Moreover, Patterson says the new emphasis on the dividend could change the way companies allocate their capital. "The increased preference for dividends could cause companies to focus less on redeploying capital into 'growth investments' and more into relatively 'safe' investments. Specifically, it could reinforce a tendency toward risk aversion. … [If] favorable tax treatment of dividends were to be implemented in some way, we think this could further enhance this trend."
Richard Stavros is executive editor of Public Utilities Fortnightly.
Business News Bytes
Duke Energy Corp.'s 1Q Earnings Down
Duke Energy Corp.'s first-quarter profit fell sharply from a year ago, but the results exceeded Wall Street's expectations. Duke Energy said it earned $225 million, or 25 cents per share, in the January-March period, down from $382 million, or 48 cents, in the first quarter of 2002. After deducting a one-time charge for accounting changes, Duke Energy's earnings per share in the quarter were 43 cents. Thomson First Call consensus estimates were 35 cents per share.
Southern Co. Announces 1Q Earnings Jump: Raises 2003 Guidance
Southern Co. reported earnings of $298 million, or 41 cents per share, in the first quarter. Cold weather and continued customer growth in the Southeast helped boost demand for electricity, and the company also had a solid performance from its competitive generation business. The results compared with earnings of $224 million, or 32 cents per share, in the same period a year ago. "By continuing to focus on the fundamentals that have made us successful, we are off to a good start in 2003," said Allen Franklin, chairman, president, and CEO. "Our commitment is to execute our strategy to meet our financial, operational, and customer satisfaction goals for the full year." Southern Co. CFO Thomas A. Fanning said during an April 30 conference call that the company is raising its 2003 earnings guidance to $1.86 per share, up from previous guidance of $1.84 per share. The change is based on strong first-quarter earnings and assumes normal weather for the rest of the year.

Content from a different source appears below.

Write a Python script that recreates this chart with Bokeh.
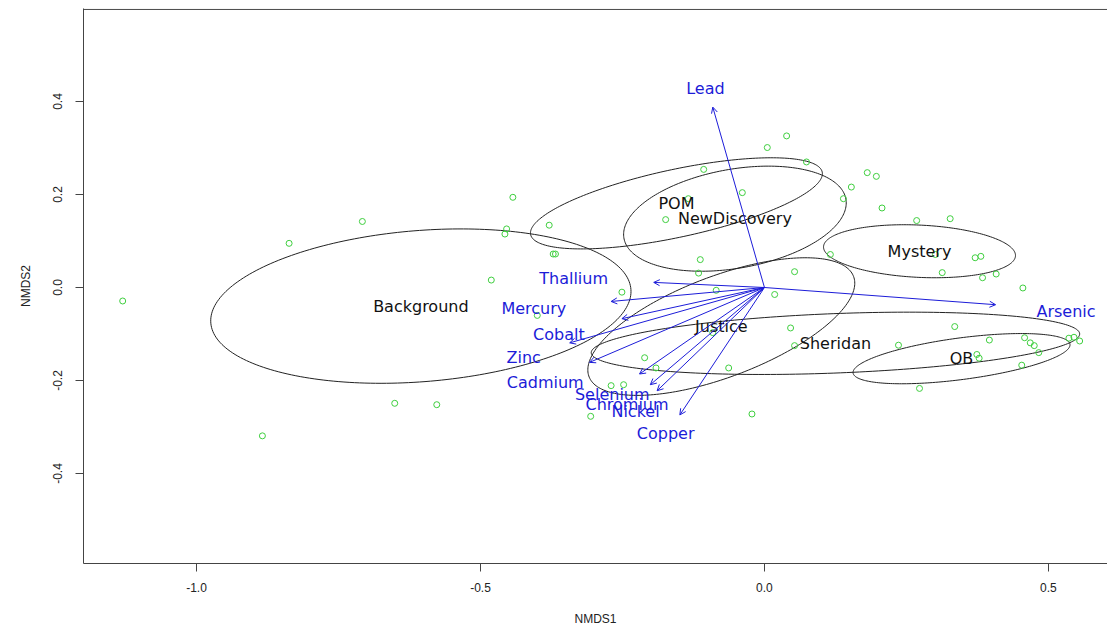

Avista Earnings Rise on Energy Units: FERC Cloud Hangs Over Company
Avista Corp. reported higher first-quarter earnings on strong results from its energy and utilities divisions, improved results from its information and technology businesses, and reduced interest and operating expenses. Avista Corp. reported a profit of $15.6 million, or 32 cents a share, up from $10.5 million, or 22 cents a share, in the year-ago period. On an operating basis, the company earned 35 cents per share in the period. The company also said its still expects full-year earnings in the range of 80 cents to $1.00 per share. The average analyst estimate for 2003 earnings is 84 cents per share. Avista has been the target of a probe by the Federal Energy Regulatory Commission on allegations that it acted as a middleman for Enron Corp. and its Portland General Electric utility to inflate prices of wholesale electricity during the western power crisis that began in mid-2000. FERC lawyers reached an agreement last December to drop allegations against Avista, saying they found no evidence of illegal actions by the company. However, in early April, a FERC judge said he could not accept the agency's proposed settlement with Avista because of a new FERC investigative report detailing manipulation of the California power market. The company has denied any wrongdoing.
Exelon's 1st-Quarter Soars on Higher Gas Sales
Exelon Corp.'s first-quarter net income surged amid higher weather-related gas sales and year-earlier results weighed down by an accounting change. Exelon posted net income of $361 million, or $1.11 a share, up sharply from $8 million, or two cents a share, a year earlier. Excluding the impact of an accounting change, as well as other charges and gains, Exelon said it earned $397 million, or $1.22 a share, compared with $250 million, or 77 cents a share, a year earlier. Analysts surveyed by Thomson First Call had expected earnings of $1.06 a share, excluding items. The latest results included an accounting-related gain of $112 million, or 34 cents a share, while year-earlier results show an accounting-related charge of $230 million, or 71 cents a share. Operating revenue, meanwhile, rose 21 percent to $4.07 billion from $3.36 billion a year earlier. Exelon attributed improved results to higher gas sales, increased revenue at its ComEd unit, lower depreciation and amortization expense, fewer nuclear outages, and lower interest expense, which more than offset higher operating expenses such as pension and benefit costs. For 2003, Exelon still expects operating earnings of $4.80 to $5 a share, assuming normal weather for the rest of the year. Wall Street expects the company to earn $4.91 a share in 2003, according to a survey by First Call. In 2002, Exelon posted operating earnings of $4.83 a share. Second-quarter earnings should represent between 21 percent and 23 percent of full-year operating earnings, Exelon said.
The company also said it expects to meet or exceed its target for annual earnings growth of 5 percent and to generate cash that will provide flexibility to successfully handle the end of the regulatory transition in Illinois in 2007.